We are focusing this conversation on photos, which are one of the most important aspects of file documentation, for several reasons. There is no doubt that your photos are currently used in large part, to justify payment, but they should do much more.
Think of your photos as evidence
Recent litigation proves that your file documentation plays a huge role in protecting the shop, owner(s) and all of the shop personnel individually involved in the repair process from potential lawsuits, and your photos are a huge part of proper file documentation. Think of your photos as evidence, should you ever be called into court over a repair issue. Also, think of your photos as receipts for every line item on your estimate/repair plan.
Taking damage photos is the only consistent stage of collision photography that is commonly practiced in the collision repair industry. Most shops do not even consider taking photos of the OEM procedures as they are being performed. Having a copy of a procedure in your repair file verifies that you took the time to research and determine the correct way to repair the vehicle, however, it does not verify you actually performed it.
What about quality control? Do you have a quality control process? If you do, are you taking photos to verify the repair quality? Taking photos should not be an afterthought. You should have a well thought out, planned process for taking photos that should be followed every time.
Consider this scenario; your daughter is getting married, would you (a) hire a wedding photographer, or (b) ask all of your guest to take lots of photos on their smart phones and send them to the happy couple. Of course, you would hire a wedding photographer. Why? Because a good photographer knows how to properly frame the subject of the photo, correct for inadequate lighting and properly adjust the focus on the subject so the photo speaks for itself. The same fundamental skills are required for collision photography. Documenting your repair file with good photos does not happen by accident.
Look at this photo of a field of flowers.
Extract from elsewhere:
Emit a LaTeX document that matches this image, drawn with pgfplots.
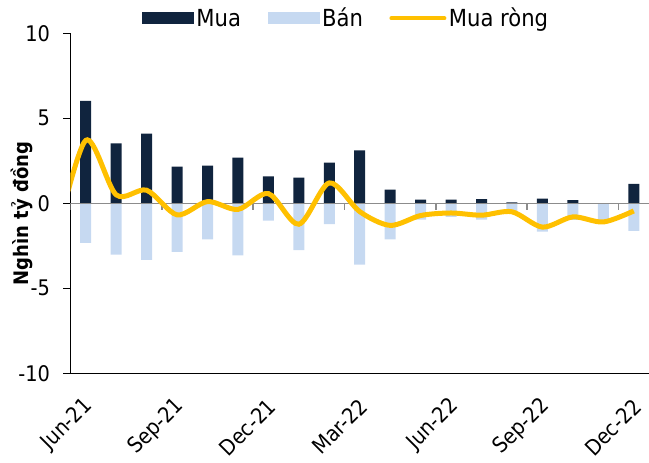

Where is your attention drawn in this photo?
Most say the yellow flower in the center of the photo draws their attention. Why do we focus on that particular flower and not the one with the red highlights? After all it is the most unique flower in the photo.
The answer is that the photographer properly framed the subject, adjusted the focus so that the subject is crisp and clear, and made sure that the lighting was correct. By following these steps, the subject of the photo is very clear and the viewers are not left to try to figure out what the photographer was trying to show them. Learning, practicing and continually using these same skills will make the subjects in the photos you take very evident to the viewer and will answer questions, not create them.